Inevitably, the concert ended, and for real though. The first time it ended it was a cruel trick. I was almost angry that the band walked off the stage. After ripping our throats out screaming for their return, they casually walked on stage. Acting as if this never happens they picked up their instruments and again embarked on a musical journey. Eventually, that ended and a quick good-bye, the Dave Matthews Band had left the stage. I was pissed...sad that it was over...angry that Dave Matthews has a limit to his abilities. Unlike my cd player, he doesn't play endlessly, with consistant quality and adjustable volume. What a bummer.

---

I needed that little trip. It did fracture my week. Walking into the bright white classrooms of CSUB I felt totally lost. Everyone was looking at notes and I got this weird feeling I missed out on something big. I asked one of the students, "What's on the plate for today's lecture?" And the person looked at me like I had horns growing out of my skull, "It's a test today." Oh yeah, a test, I remember those things. I sat and began to attempt osmosis memorization.

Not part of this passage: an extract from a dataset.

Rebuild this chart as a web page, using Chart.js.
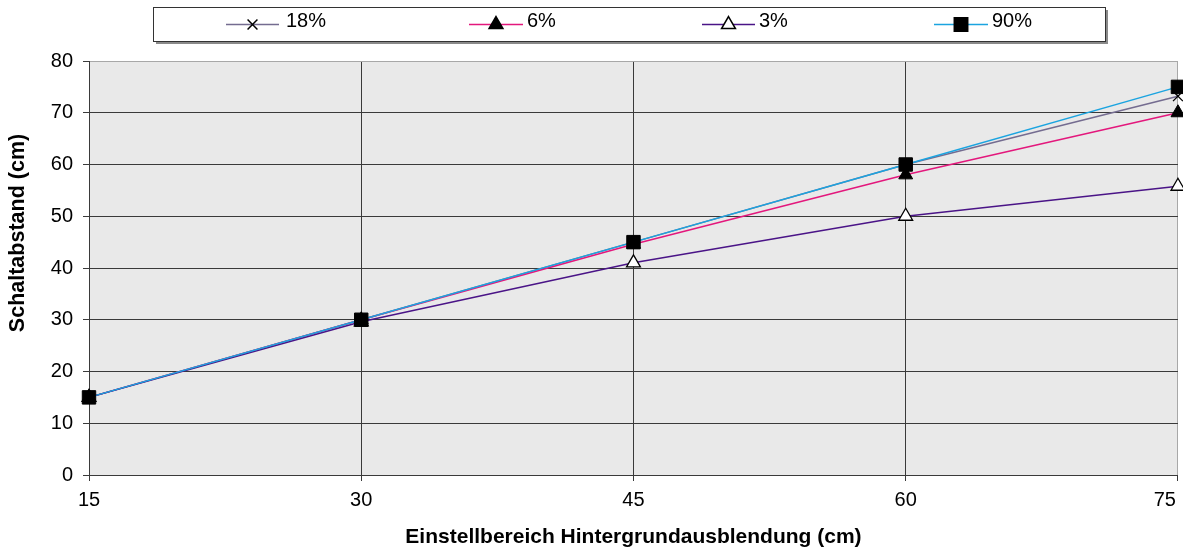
<!DOCTYPE html>
<html>
<head>
<meta charset="utf-8">
<script src="https://cdn.jsdelivr.net/npm/chart.js@4/dist/chart.umd.min.js"></script>
<style>
  html, body { margin: 0; padding: 0; background: #fff; overflow: hidden; }
  #wrap { width: 1183px; height: 553px; position: relative; }
</style>
</head>
<body>
<div id="wrap"><canvas id="chart"></canvas></div>
<script>
// Werte
const xWerte = [15, 30, 45, 60, 75];
const serien = ["18%", "6%", "3%", "90%"];
const werte18 = [15, 30, 45, 60, 73.2];
const werte6 = [15, 30, 44.6, 58, 70];
const werte3 = [15, 29.6, 41, 50, 55.8];
const werte90 = [15, 30, 45, 60, 75];
const yTicks = [0, 10, 20, 30, 40, 50, 60, 70, 80];
const yTitel = "Schaltabstand (cm)";
const xTitel = "Einstellbereich Hintergrundausblendung (cm)";

const schrift = "'Liberation Sans', Arial, sans-serif";
const gitterDunkel = "#3a3a3a";
const gitterHell = "#a8a8a8";
const flaecheRechts = 1178; // rechter Rand der Zeichenfläche im Original

function punkte(werte) {
  return xWerte.map((x, i) => ({ x: x, y: werte[i] }));
}

const datasets = [
  { label: serien[0], data: punkte(werte18), borderColor: "#746c90", pointStyle: "crossRot",
    pointRadius: 7, pointBorderColor: "#000", pointBackgroundColor: "#000", pointBorderWidth: 1.3, order: 4 },
  { label: serien[1], data: punkte(werte6), borderColor: "#e3177c", pointStyle: "triangle",
    pointRadius: 8, pointBorderColor: "#000", pointBackgroundColor: "#000", pointBorderWidth: 1, order: 3 },
  { label: serien[2], data: punkte(werte3), borderColor: "#4a1487", pointStyle: "triangle",
    pointRadius: 8, pointBorderColor: "#000", pointBackgroundColor: "#fff", pointBorderWidth: 1.3, order: 2 },
  { label: serien[3], data: punkte(werte90), borderColor: "#1ba4e0", pointStyle: "rect",
    pointRadius: 9.5, pointBorderColor: "#000", pointBackgroundColor: "#000", pointBorderWidth: 1, order: 1 }
];
datasets.forEach(d => { d.borderWidth = 1.5; d.tension = 0; d.clip = false; d.fill = false; });

// Hintergrund der Zeichenfläche + senkrechter Achsentitel (sitzt etwas höher als die Mitte)
const flaeche = {
  id: "flaeche",
  beforeDraw(chart) {
    const a = chart.chartArea, ctx = chart.ctx;
    ctx.save();
    ctx.fillStyle = "#e9e9e9";
    ctx.fillRect(a.left, a.top, a.right - a.left, a.bottom - a.top);
    ctx.translate(18, 233);
    ctx.rotate(-Math.PI / 2);
    ctx.fillStyle = "#000";
    ctx.font = "bold 21.5px " + schrift;
    ctx.textAlign = "center";
    ctx.textBaseline = "middle";
    ctx.fillText(yTitel, 0, 0);
    ctx.restore();
  }
};

// Legende im Kasten oben, Linie mit Marker in der Mitte
const legendePos = [
  { x1: 226, x2: 279, tx: 286 },
  { x1: 469, x2: 523, tx: 527 },
  { x1: 702, x2: 755, tx: 759 },
  { x1: 934, x2: 988, tx: 992 }
];
const legende = {
  id: "legende",
  afterDraw(chart) {
    const ctx = chart.ctx;
    ctx.save();
    ctx.fillStyle = "#8a8a8a";
    ctx.fillRect(156, 10, 952, 34);
    ctx.fillStyle = "#fff";
    ctx.fillRect(153, 7, 952, 35);
    ctx.strokeStyle = "#333";
    ctx.lineWidth = 1;
    ctx.strokeRect(153.5, 7.5, 952, 34);
    chart.data.datasets.forEach((d, i) => {
      const p = legendePos[i];
      const y = 24.5;
      ctx.strokeStyle = d.borderColor;
      ctx.lineWidth = 1.5;
      ctx.beginPath();
      ctx.moveTo(p.x1, y);
      ctx.lineTo(p.x2, y);
      ctx.stroke();
      ctx.fillStyle = d.pointBackgroundColor;
      ctx.strokeStyle = d.pointBorderColor;
      Chart.helpers.drawPoint(ctx, {
        pointStyle: d.pointStyle, radius: d.pointRadius, rotation: 0, borderWidth: d.pointBorderWidth
      }, (p.x1 + p.x2) / 2, y);
      ctx.fillStyle = "#000";
      ctx.font = "20px " + schrift;
      ctx.textBaseline = "middle";
      ctx.textAlign = "left";
      ctx.fillText(d.label, p.tx, 21);
    });
    ctx.restore();
  }
};

const chart = new Chart(document.getElementById("chart"), {
  type: "line",
  data: { datasets: datasets },
  plugins: [flaeche, legende],
  options: {
    responsive: true,
    maintainAspectRatio: false,
    animation: false,
    layout: { padding: { top: 61, right: 5, left: 0, bottom: 0 } },
    plugins: { legend: { display: false }, tooltip: { enabled: false } },
    scales: {
      x: {
        type: "linear",
        min: 15,
        max: 75,
        afterBuildTicks: s => { s.ticks = xWerte.map(v => ({ value: v })); },
        afterFit: s => { s.height = 78; },
        border: { color: gitterDunkel, width: 1 },
        grid: {
          color: c => (c.tick && c.tick.value === 75 ? gitterHell : gitterDunkel),
          tickColor: gitterDunkel,
          tickLength: 6,
          lineWidth: 1
        },
        ticks: {
          color: "#000",
          font: { family: schrift, size: 20 },
          padding: 7,
          maxRotation: 0,
          // letzte Beschriftung nach links gerückt wie im Original
          callback: v => (v === 75 ? v + "\u2009\u2007\u2007" : String(v))
        },
        title: {
          display: true,
          text: xTitel,
          color: "#000",
          font: { family: schrift, size: 21, weight: "bold" },
          padding: { top: 0, bottom: 3 }
        }
      },
      y: {
        min: 0,
        max: 80,
        afterBuildTicks: s => { s.ticks = yTicks.map(v => ({ value: v })); },
        afterFit: s => { s.width = 89; },
        border: { color: gitterDunkel, width: 1 },
        grid: {
          color: c => (c.tick && c.tick.value === 80 ? gitterHell : gitterDunkel),
          tickColor: gitterDunkel,
          tickLength: 6,
          lineWidth: 1
        },
        ticks: { color: "#000", font: { family: schrift, size: 20 }, padding: 10 },
        title: { display: false }
      }
    }
  }
});

// Zeichenfläche rechts bis an den Rand ziehen: Leinwand etwas breiter als das Fenster
const diff = flaecheRechts - chart.chartArea.right;
if (Math.abs(diff) > 0.5) {
  const breite = 1183 + diff;
  document.getElementById("wrap").style.width = breite + "px";
  chart.resize(breite, 553);
}
</script>
</body>
</html>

It didn't work, and frankly, I didn't care.

---

Michelle and Eric are moving to Colorado for something important like an Master's degree or something. Justin Zacharay (whome I was priveledged to see this week) was in a Susan Serandon movie, and because of Tina, Charlie and I actually ate real food. Thank God. He's doing well, cute as ever. I was so sad to say good-bye to him.

---

Smooches, dearest ones and not so dear ones and everyone in between.